息子の嫁さん ―夕暮れ時のひとり言―

 去年結婚した息子夫婦が先日、引越し途中で家に寄った。赤ん坊連れて。連絡受けた嫁さん、大変なのでわざわざ寄らんでいいのにとメールしたけど。

 東北の田舎町から大阪へ。住む家は、昔わが家が住んだアパートから百メートルと離れねえ場所。ネットで見つけた、偶然だ、関係ねえとへそ曲がり息子。

 息子の嫁さんに、色々俺は話した。近くに古い神社があって上の子遊ばせたこと、散歩の場所は案外あること等々。息子が生まれたのも、そこから1kmちょっとの家。生まれて5ヵ月で、俺達は俺の田舎へ戻った。それでも感じるんだろか?息子は。故郷というもん。 聞いたところで、関係ねえとまた言うに決まってるが。

 息子の嫁さんは、「結婚する」と去年息子が唐突に言って来た人だ。俺も嫁さんも皆目分からねえまま、二人が決めた横浜の小さな式場で初めて会った。参列者は嫁さんの両親と俺たち夫婦、結婚予定の人を連れて来た娘の6人。手はずは全部二人でした。質素な式だった。

 正直、俺は気になった。一体どんな相手なのか。結婚相手は幼なじみがいい。これは俺が、自分振り返り思ったことだ。損得打算薄いつながり。俺が選んだ相手への反省からの話じゃねえが。それとは別の、遠い昔の思いからだった。息子も、幼なじみとはいつの間にか別れた。学生の頃、ぽつりともらした相手でもなかった。仕事で住んだ南の島で出会った人。割と近県の出だったのは偶然だろう。

 行ったり関わったりの経験で、その県の印象は俺にははなはだ悪かった。しかも古い城下町。俺はこの手の土地柄には、うんざりしていた。虚構、張りぼて、見栄体裁。気位ばかりでがらんどう。シャッター通りに変わっても倒産してもまだ分からねえ、傲慢の性根。実際、その町の印象もそうだった。「子どもが選んだ人だよ。信用しなさいよ」。嫁さんは言ったが、不安はあったろ。嫁さんも。
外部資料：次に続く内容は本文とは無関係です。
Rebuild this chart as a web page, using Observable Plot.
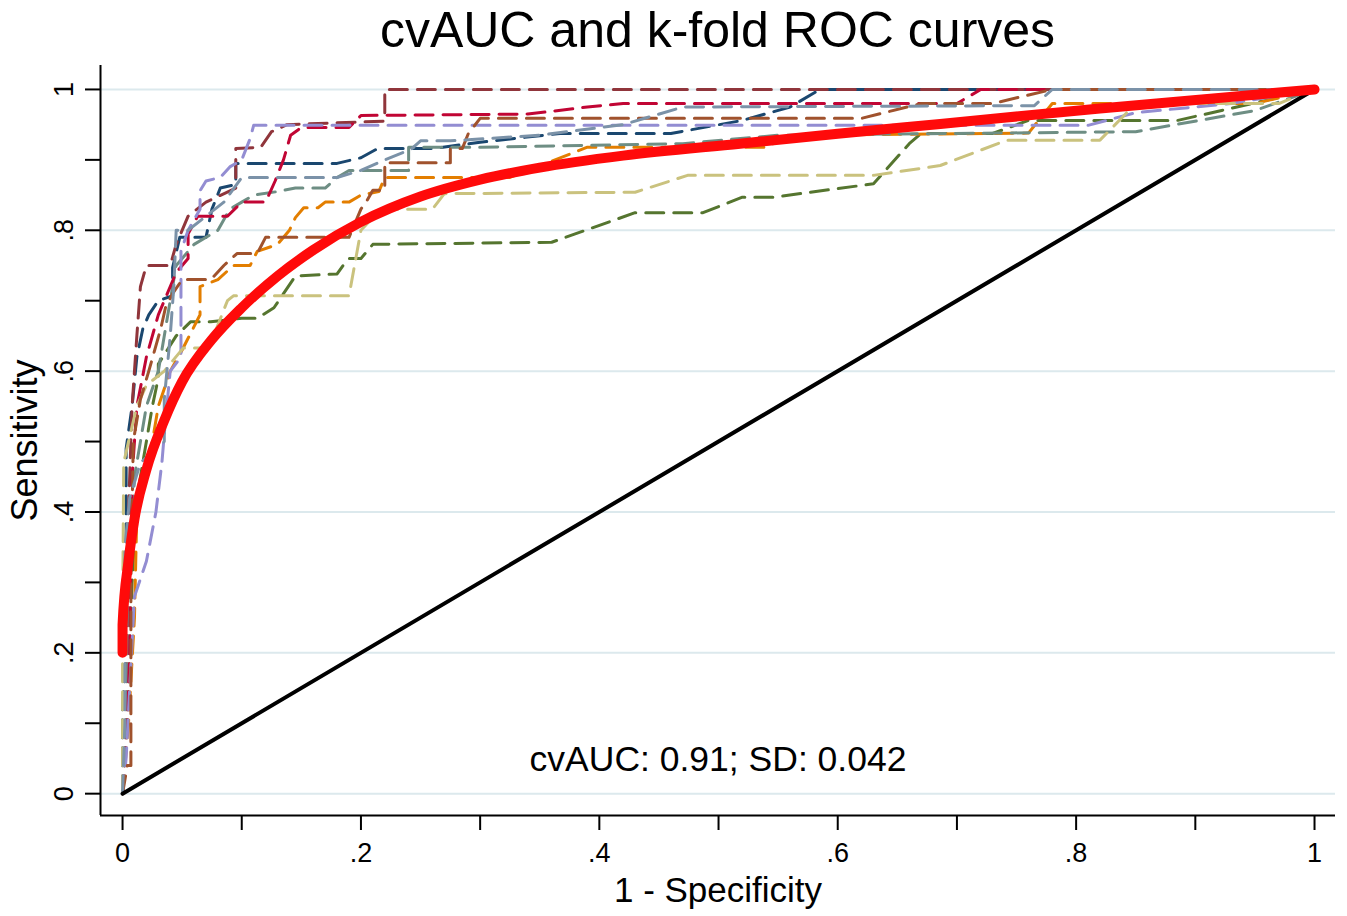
<!DOCTYPE html>
<html><head><meta charset="utf-8">
<script src="https://cdn.jsdelivr.net/npm/d3@7"></script>
<script src="https://cdn.jsdelivr.net/npm/@observablehq/plot@0.6"></script>
<style>
html,body{margin:0;padding:0;background:#fff;}
body{font-family:"Liberation Sans",Arial,Helvetica,sans-serif;width:1347px;}
#title{box-sizing:border-box;width:1347px;height:60px;line-height:60px;font-size:50px;text-align:center;padding-left:100px;padding-right:12px;color:#000;}
</style></head><body>
<div id="title">cvAUC and k-fold ROC curves</div>
<div id="chart"></div>
<script>
// ---- data ----
const majorTicks = [0, 0.2, 0.4, 0.6, 0.8, 1];
const minorTicks = [0.1, 0.3, 0.5, 0.7, 0.9];
const tickLabels = ["0", ".2", ".4", ".6", ".8", "1"];

const foldNames = ["navy","maroon","forest_green","dkorange","teal","cranberry","lavender","khaki","sienna","emidblue"];
const foldColors = ["#1a476f","#90353b","#55752f","#e37e00","#6e8e84","#c10534","#938dd2","#cac27e","#a0522d","#7b92a8"];

const foldNavy = [[0,0],[0,0.12],[0.003,0.2],[0.003,0.49],[0.008,0.55],[0.012,0.62],[0.017,0.66],[0.022,0.68],[0.03,0.70],[0.042,0.707],[0.042,0.747],[0.048,0.79],[0.07,0.79],[0.075,0.83],[0.082,0.86],[0.095,0.865],[0.095,0.895],[0.18,0.895],[0.2,0.903],[0.214,0.916],[0.26,0.916],[0.3,0.925],[0.367,0.9375],[0.46,0.9375],[0.52,0.956],[0.56,0.975],[0.585,1],[1,1]];
const foldMaroon = [[0,0],[0.002,0.05],[0.004,0.2],[0.005,0.4],[0.008,0.55],[0.012,0.65],[0.015,0.72],[0.02,0.75],[0.04,0.75],[0.045,0.78],[0.055,0.82],[0.07,0.84],[0.095,0.86],[0.095,0.916],[0.116,0.918],[0.125,0.94],[0.138,0.95],[0.22,0.955],[0.22,1],[1,1]];
const foldForest = [[0,0],[0.004,0.1],[0.008,0.3],[0.012,0.42],[0.02,0.5],[0.025,0.55],[0.03,0.59],[0.03,0.61],[0.045,0.65],[0.057,0.67],[0.074,0.67],[0.1,0.675],[0.113,0.675],[0.127,0.69],[0.135,0.71],[0.145,0.735],[0.18,0.738],[0.185,0.75],[0.19,0.76],[0.2,0.76],[0.21,0.78],[0.36,0.783],[0.43,0.825],[0.487,0.825],[0.52,0.847],[0.546,0.847],[0.63,0.866],[0.66,0.923],[0.67,0.9375],[0.73,0.9375],[0.76,0.956],[0.885,0.956],[1,1]];
const foldOrange = [[0,0],[0.005,0.1],[0.01,0.25],[0.012,0.4],[0.02,0.45],[0.025,0.5],[0.03,0.55],[0.04,0.6],[0.05,0.63],[0.065,0.68],[0.065,0.72],[0.08,0.73],[0.093,0.75],[0.107,0.75],[0.113,0.77],[0.13,0.78],[0.14,0.8],[0.145,0.818],[0.152,0.832],[0.164,0.832],[0.17,0.84],[0.19,0.84],[0.2,0.85],[0.215,0.855],[0.22,0.875],[0.325,0.875],[0.39,0.918],[0.54,0.918],[0.56,0.935],[0.76,0.938],[0.78,0.98],[0.95,0.98],[1,1]];
const foldTeal = [[0,0],[0.003,0.1],[0.006,0.3],[0.01,0.45],[0.02,0.55],[0.03,0.6],[0.04,0.7],[0.045,0.75],[0.06,0.78],[0.08,0.8],[0.09,0.83],[0.1,0.84],[0.11,0.85],[0.13,0.855],[0.145,0.86],[0.17,0.86],[0.18,0.875],[0.19,0.885],[0.24,0.885],[0.24,0.918],[0.3,0.918],[0.47,0.923],[0.55,0.935],[0.85,0.94],[0.95,0.97],[1,1]];
const foldCranberry = [[0,0],[0.004,0.1],[0.006,0.2],[0.008,0.45],[0.012,0.55],[0.02,0.62],[0.03,0.68],[0.045,0.74],[0.055,0.76],[0.055,0.795],[0.063,0.82],[0.088,0.82],[0.1,0.84],[0.12,0.84],[0.128,0.87],[0.135,0.9],[0.141,0.935],[0.15,0.946],[0.19,0.946],[0.2,0.963],[0.34,0.965],[0.39,0.975],[0.42,0.98],[0.7,0.98],[0.72,1],[1,1]];
const foldLavender = [[0,0],[0.003,0.05],[0.006,0.15],[0.01,0.28],[0.02,0.33],[0.028,0.4],[0.033,0.47],[0.036,0.53],[0.04,0.6],[0.049,0.62],[0.049,0.77],[0.055,0.8],[0.065,0.83],[0.065,0.856],[0.07,0.87],[0.082,0.875],[0.09,0.89],[0.1,0.9],[0.107,0.93],[0.11,0.949],[0.81,0.949],[0.85,0.967],[0.93,0.98],[1,1]];
const foldKhaki = [[0,0],[0,0.25],[0.001,0.47],[0.005,0.5],[0.012,0.55],[0.02,0.58],[0.035,0.6],[0.051,0.633],[0.068,0.633],[0.074,0.64],[0.088,0.70],[0.093,0.707],[0.19,0.707],[0.2,0.80],[0.21,0.818],[0.22,0.83],[0.26,0.83],[0.27,0.852],[0.43,0.854],[0.474,0.878],[0.63,0.878],[0.686,0.892],[0.742,0.928],[0.82,0.928],[0.85,0.98],[0.97,0.98],[1,1]];
const foldSienna = [[0,0],[0.004,0.04],[0.007,0.04],[0.007,0.3],[0.009,0.5],[0.015,0.56],[0.022,0.6],[0.032,0.66],[0.036,0.69],[0.042,0.71],[0.05,0.73],[0.074,0.73],[0.085,0.75],[0.096,0.767],[0.113,0.767],[0.12,0.79],[0.19,0.79],[0.2,0.83],[0.205,0.842],[0.21,0.857],[0.22,0.857],[0.22,0.896],[0.275,0.896],[0.275,0.916],[0.285,0.916],[0.29,0.937],[0.3,0.959],[0.62,0.959],[0.67,0.98],[0.73,0.98],[0.78,1],[1,1]];
const foldEmidblue = [[0,0],[0.002,0.1],[0.002,0.35],[0.006,0.42],[0.015,0.47],[0.035,0.5],[0.035,0.56],[0.04,0.65],[0.043,0.72],[0.045,0.8],[0.055,0.8],[0.07,0.82],[0.085,0.84],[0.1,0.875],[0.18,0.875],[0.2,0.885],[0.22,0.9],[0.242,0.915],[0.25,0.927],[0.275,0.927],[0.35,0.935],[0.42,0.95],[0.47,0.975],[0.765,0.977],[0.78,1],[1,1]];

const meanCurve = [[0,0.20],[0,0.24],[0.005,0.33],[0.01,0.39],[0.02,0.46],[0.035,0.53],[0.05,0.585],[0.075,0.645],[0.1,0.69],[0.13,0.735],[0.16,0.772],[0.2,0.812],[0.25,0.848],[0.3,0.872],[0.35,0.889],[0.42,0.906],[0.518,0.923],[0.6,0.937],[0.686,0.951],[0.82,0.973],[1,1]];
const diagonal = [[0,0],[1,1]];
const annotation = "cvAUC: 0.91; SD: 0.042";
const xLabel = "1 - Specificity";
const yLabel = "Sensitivity";

// ---- build tables ----
const foldArrays = [foldNavy, foldMaroon, foldForest, foldOrange, foldTeal, foldCranberry, foldLavender, foldKhaki, foldSienna, foldEmidblue];
const foldRows = foldArrays.flatMap((arr, i) => arr.map(([fpr, tpr]) => ({fold: foldNames[i], fpr, tpr})));
const meanRows = meanCurve.map(([fpr, tpr]) => ({fpr, tpr}));
const diagRows = diagonal.map(([fpr, tpr]) => ({fpr, tpr}));

const xDomain = [-0.0185, 1.0176];
const yDomain = [-0.031, 1.034];
const fmt = d => tickLabels[majorTicks.indexOf(d)];
const font = "'Liberation Sans', Arial, Helvetica, sans-serif";

const chart = Plot.plot({
  width: 1347, height: 856,
  marginLeft: 100, marginRight: 12, marginTop: 5, marginBottom: 101,
  x: {domain: xDomain},
  y: {domain: yDomain},
  color: {domain: foldNames, range: foldColors},
  style: {fontFamily: font, fontSize: "27px", color: "#000", background: "#fff", overflow: "visible"},
  marks: [
    Plot.gridY(majorTicks, {stroke: "#dce9ed", strokeOpacity: 1, strokeWidth: 2}),
    Plot.line(foldRows, {x: "fpr", y: "tpr", z: "fold", stroke: "fold", strokeWidth: 3, strokeDasharray: "18,10"}),
    Plot.line(diagRows, {x: "fpr", y: "tpr", stroke: "#000", strokeWidth: 4}),
    Plot.line(meanRows, {x: "fpr", y: "tpr", stroke: "#ff0a0a", strokeWidth: 10, strokeLinecap: "round", strokeLinejoin: "round", curve: "monotone-x"}),
    Plot.ruleX([xDomain[0]], {stroke: "#000", strokeWidth: 2}),
    Plot.ruleY([yDomain[0]], {stroke: "#000", strokeWidth: 2}),
    Plot.axisX(majorTicks, {tickSize: 15, tickPadding: 12, tickFormat: fmt, strokeWidth: 2, label: null, fontSize: 27}),
    Plot.axisX(minorTicks, {tickSize: 15, tickFormat: () => "", strokeWidth: 2, label: null}),
    Plot.axisY(majorTicks, {tickSize: 15, tickPadding: 13, tickRotate: -90, tickFormat: fmt, strokeWidth: 2, label: null, fontSize: 27}),
    Plot.axisY(minorTicks, {tickSize: 15, tickFormat: () => "", strokeWidth: 2, label: null}),
    Plot.text([annotation], {frameAnchor: "bottom", dy: -45, fontSize: 35.5, fill: "#000"}),
    Plot.text([xLabel], {frameAnchor: "bottom", dy: 86, fontSize: 35, fill: "#000"}),
    Plot.text([yLabel], {frameAnchor: "left", dx: -75, rotate: -90, textAnchor: "middle", fontSize: 36, fill: "#000"})
  ]
});
document.getElementById("chart").appendChild(chart);
</script>
</body></html>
 その後何度か家に来て、何となく感じた。よく似た相手見つけたな、俺の嫁さんと。田舎者ということ。違いは、親が百姓か漁師の出かぐらいのもん。城下町と言っても、合併で組み込まれた猟師町だったんだろう。父親の家は。子供の頃、親と潜った海にひかれて南の島の大学へ。そこでそのまま働いていて、行った息子と知り合ったとか。

 良かったのは俺の嫁さんや娘とも、どうやらうまくやってけそうなこと。後は一家仲良くやって行きゃ、どうこう言うもんはねえ。

 この歳んなりゃ、はっきりと思う。人間どこに住んだって一緒。故郷なんてのはせいぜい、家の、家族のあったかさだ。そいつが生み出す幻影だ。

 親とともに田舎に来た上の子は、その時すでに三つ児の魂。貧乏暮らしの親がばら撒いた嫌な記憶、散々埋め込まれたろ。下は姉にも護られ、少しは救われたはず。それでも記憶にねえ生地にふるさと感じるとすりゃ、あったかさの思い、そこに飛ぶってことなんだろう。

 今朝息子の嫁さん、うちの嫁さんにメール送ってきた。俺が話した散歩の場所で、子供写した写真付きで。一家元気でやってくれ。